After getting blown off by Ursula, Phoebe’s life-altering series of events reaches its climax (you and I climax?) when Frank Senior, her father, shows up at her grandmother’s memorial service and then clumsily reveals himself to Phoebe. What an inopportune time to see your dad for the first time since he abandoned you, right when you’re trying to say goodbye to another family member who, in comparison, was there for you your entire life. Phoebe handles a tough situation as well as could be expected. When her father realizes he’s made himself vulnerable and announces to her that he needs to leave, Phoebe cleverly pretends to be Glenda – the executioner of Francis’s estate – in order to set up a meeting with Frank Sr. later at Central Perk by telling him that Francis left something for him in her will. With the appointment secure, Phoebe can turn her attention to mourning her grandmother by rejoining her friends in the funeral hall and putting on her 3D glasses to experience the memorial service.
After the service, Phoebe meets Frank Sr. at Central Perk and reveals her true identity. Her dad is dumbfounded by how beautiful his daughter is and Frankly (pun intended) I am too. After all, it’s not like Frank Sr. missed his calling as a GQ model. While guarded at first while they exchange 17 years worth of information, Phoebe takes a bold step towards intimacy with the father that abandoned her by holding his hand briefly. She then realizes it’s too soon. And that, ladies and gentlemen is one of the most thorough recaps of a character’s episode plot line that I’ve ever done during the entire run of this blog series. I’m felling pretty good about myself. In fact, I think I nailed this one and as a result, it’s time to celebrate. See you next week because I’m about to be walking out of the office and to the nearest bar like…we got it, we got it.

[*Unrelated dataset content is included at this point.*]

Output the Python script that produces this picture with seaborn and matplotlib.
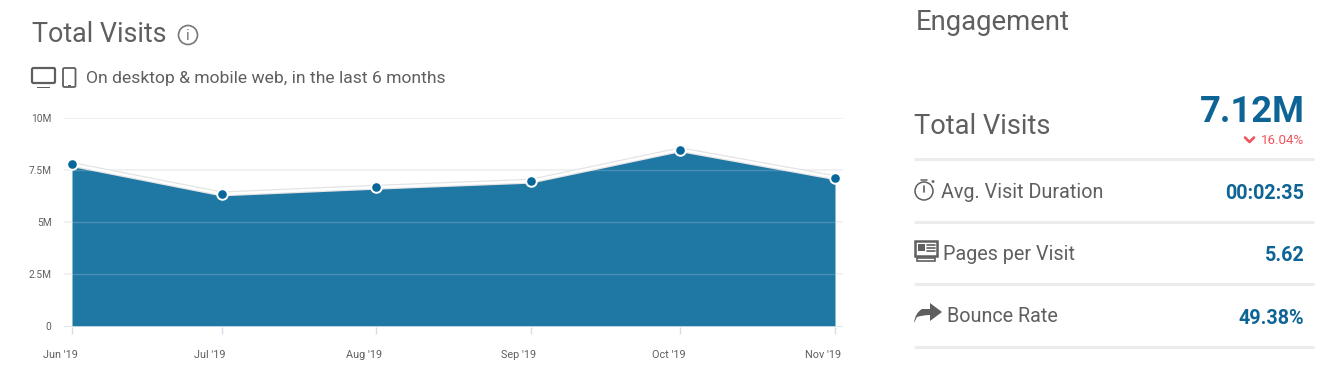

Recap in the Key of Phoebe – This is the one where Phoebe’s grandmother dies, Joey needs to dress fashionably for an audition so he gets a top hat, Ross almost sits on Joey’s top hat at Central Perk, Rachel helps Joey scrap the top hat by dressing him for the audition and giving him a man’s bag to wear during it, Monica gives bad massages, Chandler helps her feel better about it by suggesting she gives “the world’s best bad massage,” and a new door opens up for Phoebe when she meets her dad at her grandmother’s memorial service thus supplying her with something new to talk to her grandmother about when her “we will meet at the checkout counter” proclamation comes true.
Gandalf Gaffes – None. Flawless episode!
Chan Man Quip of the Week – [The Setup] Chandler and Monica are in Monica’s bedroom where Chandler is giving Monica a massage. Monica croons, “I can’t believe we’ve never done this before! It’s sooo good! So good for Monica!” Impatient with being the giver rather than the receiver, Chandler grabs the clock they are using as a massage timer and turns it to zero without Monica seeing. Acting surprised, he then says, “Oh! Look at that, time’s up! My turn! Confused but relaxed, Monica asks, “That was a half an hour?” Chandler digs in, telling her, “It’s your timer.” She reluctantly switches roles with him. As she begins massaging Chandler, Monica says, “Ya know, I don’t like to brag about it, but I give the best massages! (As an aside, I fell like this is kind of an insensitive boast aka dick mover on Monica’s part considering that Phoebe, one of her two best friends, is a professional masseuse. But that’s just me, I guess.) Chandler responds enthusiastically, “All right, then massage me up right nice!” She starts massaging him and he responds gasping in agony, screaming, “Ah! Ahh!! Ahh!!” Monica asks, “It’s so good, isn’t it?” Chandler manages to respond through the pain with, “It’s so good I don’t know what I’ve done to deserve it!” Pleased with herself, Monica tells Chandler, “Say good-bye to sore muscles!” [The Knockout] Playing through the pain, the most durable quipper in the sitcom game fires back proclaiming, “Good-bye muscles!!”